Rezension zu Freuds Lektüren
Neue Umschau Mai 2006
Rezension von Hans-Werner Dielitzsch
Viele Neuerscheinungen zum 150. Geburtstag
Reichlich Lesestoff zum Jubiläum Sigmund Freuds
Am 6. Mai 2006 jährt sich der Geburtstag Sigmund Freuds zum 150.
Mal. Für die einen ist Freud ein Genie, der die Weitsicht der
Menschen maßgeblich verändert hat und auf einer Stufe mit
Kopernikus und Darwin steht. Freud kommt dabei der Verdienst zu,
dem Menschen verdeutlich zu haben, dass ihr Denken und Handeln mehr
von ihren unbewussten Anteilen als von ihrem Bewusstsein geprägt
ist.
Wenn es um solch entscheidende Einsichten geht, liegt es nahe, dass
nicht nur wertschätzende Stimmen den Gratulantenchor bestimmen,
sondern auch kritische Stimmen laut werden oder besser laut
bleiben, denn Freuds Werk wird seit seinen Lebzeiten von starker
Kritik begleitet. Und Freuds Werk ist die Schaffung eines neuen
Wissenszweiges, der Psychoanalyse, die im Kern eine neue
Behandlungsmethode von psychischen Erkrankungen, vornehmlich von
Neurosen, ist.
Zu diesem Jubiläum sind eine Vielzahl von neuen Büchern über
Sigmund Freud, seine Familie und sein Wirken erschienen. Die
Germanistin und Musikwissenschaftlerin Eva Weissweiler wollte eine
Geschichte der Familie Freud schreiben, doch ist dabei im
Wesentlichen ein Buch über den Jubilar herausgekommen, das an
Fakten wenig Neues bringt.

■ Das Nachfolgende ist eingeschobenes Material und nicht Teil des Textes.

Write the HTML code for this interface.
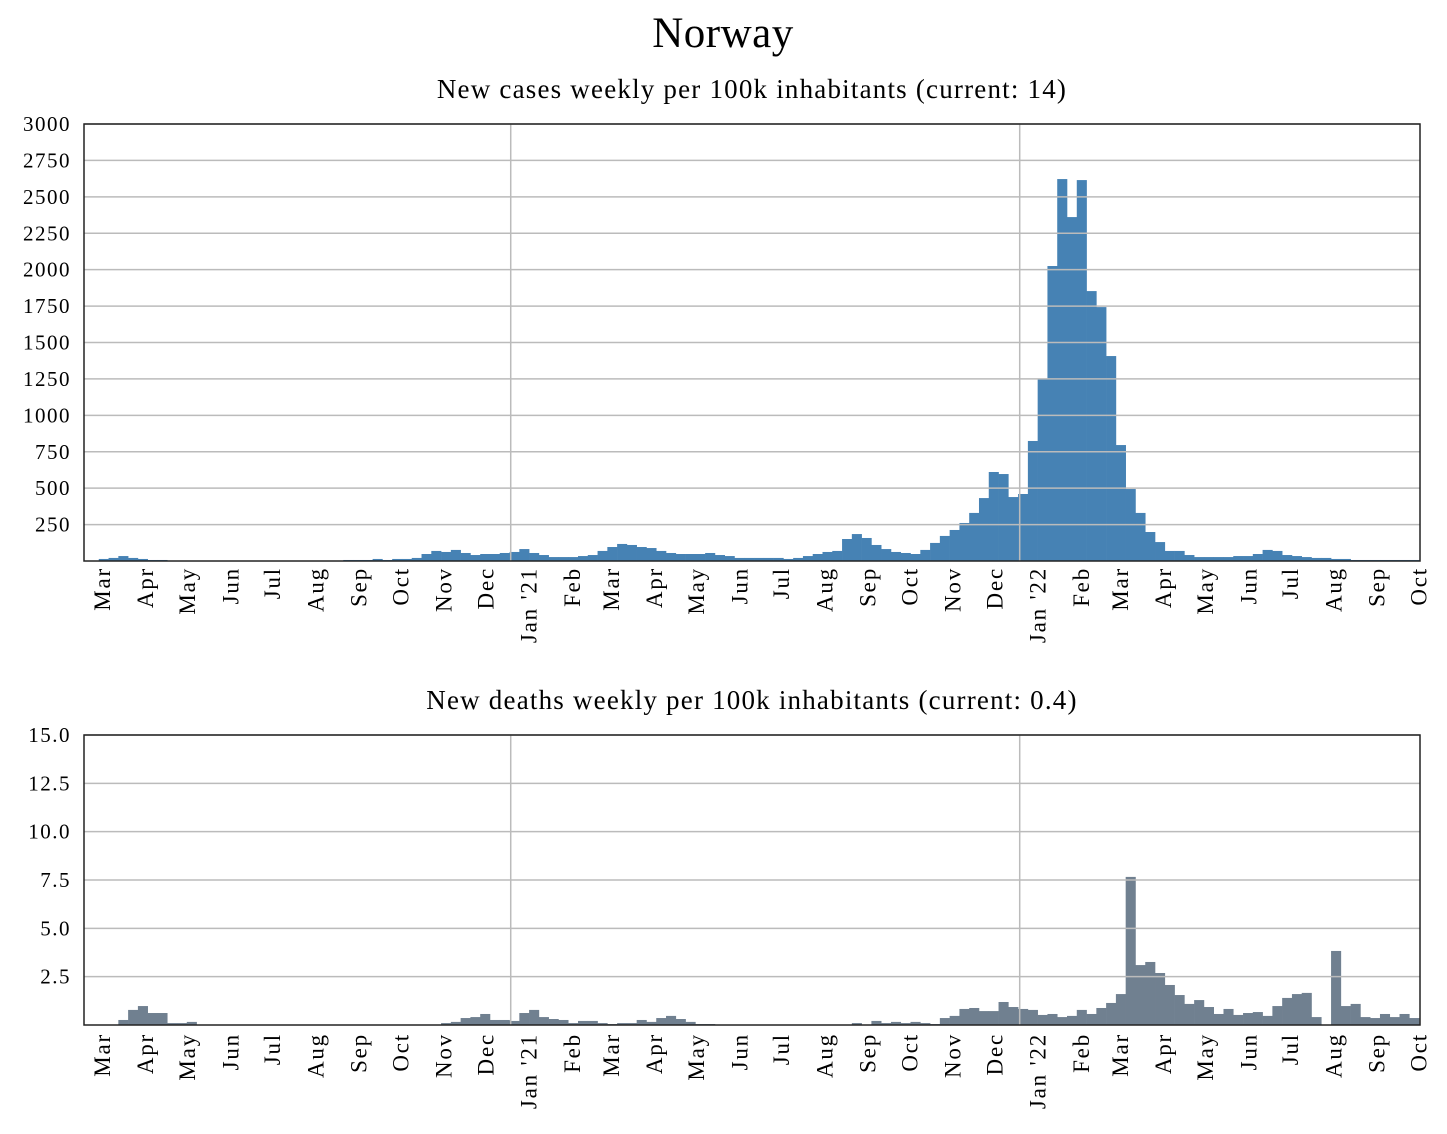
<!DOCTYPE html>
<html><head><meta charset="utf-8"><style>
body{margin:0;background:#fff;}
svg text{font-family:"Liberation Serif",serif;fill:#000;}
</style></head><body>
<svg id="chart" width="1447" height="1129" viewBox="0 0 1447 1129" xmlns="http://www.w3.org/2000/svg">
<text x="723" y="47" font-size="43" letter-spacing="0.5" text-anchor="middle">Norway</text>
<text x="752" y="98" font-size="27" letter-spacing="1.2" text-anchor="middle">New cases weekly per 100k inhabitants (current: 14)</text>
<text x="752" y="709" font-size="27" letter-spacing="1.2" text-anchor="middle">New deaths weekly per 100k inhabitants (current: 0.4)</text>
</svg>
<script>
const cases = [0,14,21,34,21,14,7,7,0,0,0,0,0,0,0,0,0,0,0,0,0,0,0,0,0,0,7,7,7,14,7,14,14,21,48,69,62,76,55,41,48,48,55,62,82,55,41,27,27,27,34,41,69,96,117,110,96,89,69,55,48,48,48,55,41,34,21,21,21,21,21,14,21,34,48,62,69,151,185,158,110,82,62,55,48,76,124,172,213,261,330,432,611,597,439,460,824,1249,2025,2622,2361,2615,1853,1743,1407,796,494,330,199,130,69,69,41,27,27,27,27,34,34,48,76,69,41,34,27,21,21,14,14,7,7,7,7,7,7,7];
const deaths = [0,0,0,0.26,0.78,0.98,0.62,0.62,0.10,0.10,0.16,0,0,0,0,0,0,0,0,0,0,0,0,0,0,0,0,0,0,0,0,0,0,0,0,0,0.10,0.16,0.36,0.41,0.57,0.26,0.26,0.21,0.62,0.78,0.41,0.31,0.26,0.10,0.21,0.21,0.10,0.05,0.10,0.10,0.26,0.16,0.36,0.47,0.31,0.16,0.05,0.05,0,0,0,0,0,0,0,0,0,0,0,0,0,0,0.10,0,0.21,0.10,0.16,0.10,0.16,0.10,0.05,0.36,0.47,0.83,0.88,0.72,0.72,1.19,0.93,0.83,0.78,0.52,0.57,0.41,0.47,0.78,0.57,0.88,1.14,1.60,7.66,3.10,3.26,2.69,2.07,1.55,1.09,1.29,0.93,0.57,0.83,0.52,0.62,0.67,0.47,0.98,1.40,1.60,1.66,0.41,0,3.83,0.98,1.09,0.41,0.36,0.57,0.41,0.57,0.36];
const caseTicks = [250,500,750,1000,1250,1500,1750,2000,2250,2500,2750,3000];
const deathTicks = [2.5,5.0,7.5,10.0,12.5,15.0];
const monthLabels = ["Mar","Apr","May","Jun","Jul","Aug","Sep","Oct","Nov","Dec","Jan '21","Feb","Mar","Apr","May","Jun","Jul","Aug","Sep","Oct","Nov","Dec","Jan '22","Feb","Mar","Apr","May","Jun","Jul","Aug","Sep","Oct"];
const monthDays = [0,31,61,92,122,153,184,214,245,275,306,337,365,396,426,457,487,518,549,579,610,640,671,702,730,761,791,822,852,883,914,944];
const yearLineDays = [306,671];

const NS="http://www.w3.org/2000/svg";
const svg=document.getElementById('chart');
const L=84,R=1420,x0=89,bw=9.78,PD=1.3945;
const xBar=i=>x0+i*bw;
const xDay=d=>L+d*PD;
function el(t,a){const e=document.createElementNS(NS,t);for(const k in a)e.setAttribute(k,a[k]);svg.appendChild(e);return e;}
function panel(name,data,ticks,max,top,bot,color,fmt,labelY){
  const y=v=>bot-v/max*(bot-top);
  data.forEach((v,i)=>{if(v<=0)return;
    const r=el('rect',{x:xBar(i),y:y(v),width:bw+0.3,height:bot-y(v),fill:color});
    
    
  });
  ticks.forEach(t=>{
    const g=el('line',{x1:L,x2:R,y1:y(t),y2:y(t),stroke:'#bbb','stroke-width':1.5});
    
    
    const tx=el('text',{x:71,y:y(t)+7,'font-size':21,'letter-spacing':1.5,'text-anchor':'end'});
    tx.textContent=fmt(t);
    
    
  });
  yearLineDays.forEach(d=>{
    const xv=xDay(d);
    const g=el('line',{x1:xv,x2:xv,y1:top,y2:bot,stroke:'#bbb','stroke-width':1.5});
    
    
  });
  const f=el('rect',{x:L,y:top,width:R-L,height:bot-top,fill:'none',stroke:'#222','stroke-width':1.5});
  
  
  monthLabels.forEach((m,i)=>{
    const cx=xDay(monthDays[i])+18;
    const t=el('text',{x:cx+8,y:labelY,'font-size':23,'letter-spacing':1.8,'text-anchor':'end',transform:`rotate(-90 ${cx+8} ${labelY})`});
    t.textContent=m;
    
    
  });
}
panel('cases',cases,caseTicks,3000,124,561,'#4682b4',t=>String(t),567);
panel('deaths',deaths,deathTicks,15,735,1025,'#708090',t=>t.toFixed(1),1033);
</script>
</body></html>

Sigmund Freud wird uns vorgeführt als
ein Ehemann, der vermeintlich seine Ehefrau betrügt und dies nach
der Ahnung der Autorin mit der Schwester seiner Frau. Auch als
Vater habe er ein wenig liebevolles Verhältnis zu seinen sechs
Kindern gehabt.
Wo die Faktenlage nicht hinreicht, die Thesen zu belegen, treten
bei Weissweiler Vermutungen und unbelegte Behauptungen an die
Stelle von gesicherten Erkenntnissen. So formuliert sie z. B.:
»Denn Politik ist immer noch kein Thema im Hause, nicht einmal
jetzt, wo der Antisemitismus eines Karl Lueger so viel Anlaß zur
Sorge gibt. Sie ist aus Prinzip tabu, denn es erklärt sich doch
alles aus der Sexualität und dem Verdrängtem.« Soweit Eva
Weissweiler.
Der Pädagogikprofessor Micha Brumlik weist in seinem sehr
lesenswerten Buch »Sigmund Freud« nach, dass Freuds Werk geprägt
ist durch »die Auseindersetzung mit dem Zeitalter der Massen und
totalitären politischen Ideologien« ebenso wie seine Erfahrungen
mit dem massenhaften Töten und Sterben »und deren traumatische
Nachwirkungen im ersten Krieg«.
Brumlik zeigt Freud als auch heute noch wichtigen
Kulturtheoretiker, der Politik durchaus wahrnahm, und dessen Thesen
heute auch in der Bildungstheorie fruchtbar sein können. Brumlik
argumentiert auf gesicherter Materialbasis und eröffnet
interessante Ansätze für einen produktiven Umgang mit Freuds
Werk.
Michael Rohrwasser nähert sich Freud von der Seite der
Literaturwissenschaft. Er zeigt Freud nicht nur als einen
literarischen interessierten Leser, sondern widmet sich Freud als
Interpreten von literarischen Werken. Sehr materialreich und
gewinnbringend lesen sich die Abschnitte zu Arthur Canon Doyle,
Conrad Ferdinand Meyer und Wilhelm Jensen. Das Schlusskapitel ist
Canetti gewidmet, Rohrwasser bezeichnet die Beziehung von Canetti
zu Freud als einen »heimliche(n) Dialog mit Freud«. Canetti setzt
sich in seinen Werken eher von Freud ab, Sigmund Freud ist aber
nicht ohne Einfluss auf ihn und sei es als theoretischer Antipode
wie in Canettis Werk »Masse und Macht« , in der er eine nicht
psychoanalytisch ausgerichtete Massentheorie entwickelt hat.